とある登場人物は絶対に職業偽ってると思ってたんだけどなー…
読みやすいし先の展開も気になるからスイスイ読んでしまった。
Posted by ブクログ
まるで自分が追われているみたいに、ハラハラしながら読んだ。(え、そんなことまで今話しちゃって大丈夫なの⁈のような笑)
それにしても交換殺人は、後から殺す方が不利…ですよね?(いくらアリバイがあるといっても、自分が恨みを持つ人が殺されて、警察から疑われている中、殺人を決行するのは至難の業では…なんて思ってしまう)
Posted by ブクログ
8つの古典推理小説を紹介するのか?
推理小説を書くのか?
、、、わたしの辛抱が足りないのでしょうが、
8つは多いな、もう少し絞った方が読み易いなと感じました。
Posted by ブクログ
このミスのランキングをみて気になり、年末年始またいで読みました。
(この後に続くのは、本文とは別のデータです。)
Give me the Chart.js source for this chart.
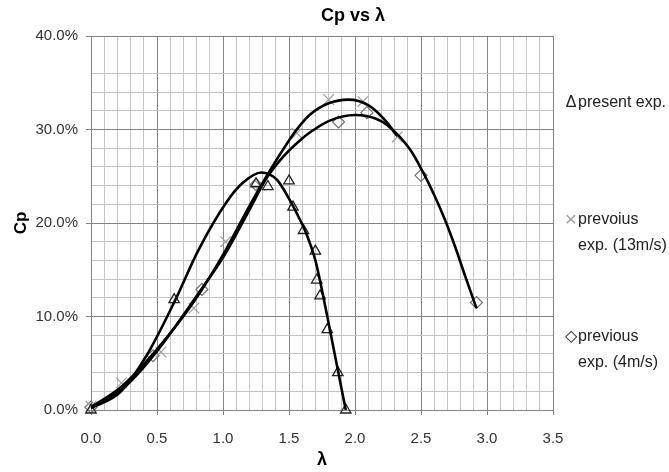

過去の名作をふんだんにオマージュということで期待大。
語り手が信用できないことはかなり序盤で明かされるので、最終的には自殺か逮捕されてしまうのかな、と経過を見守るような気持ちで読み進めていたからか、残念ながらあまりハマらず終わってしまいました。
Posted by ブクログ
名品。巻末の千街晶之氏の解説が適切だ。アガサ・クリスティ的な、「嘘は書かれていないが、事実は語り落とされている場合がある」というあの名作を発展させつつ、パトリシア・ハイスミス的な曖昧で薄暗い心理領域を抱えた、自分さえも信じられない人間の姿を表現する。2人の巨匠の長所を描出し合体させるという離れ技である。ここに「歯と爪」のバリンジャー的なテイストも感じた、と付け加えておきたい。
数々の名作のネタバレがあるので、「見知らぬ乗客」はもちろん、「アクロイド殺し」「赤い館の秘密」は読んでおいたほうがいい。そういうマニアに向けた作品だ。「処刑台広場の女」よりは圧倒的にこちらだな。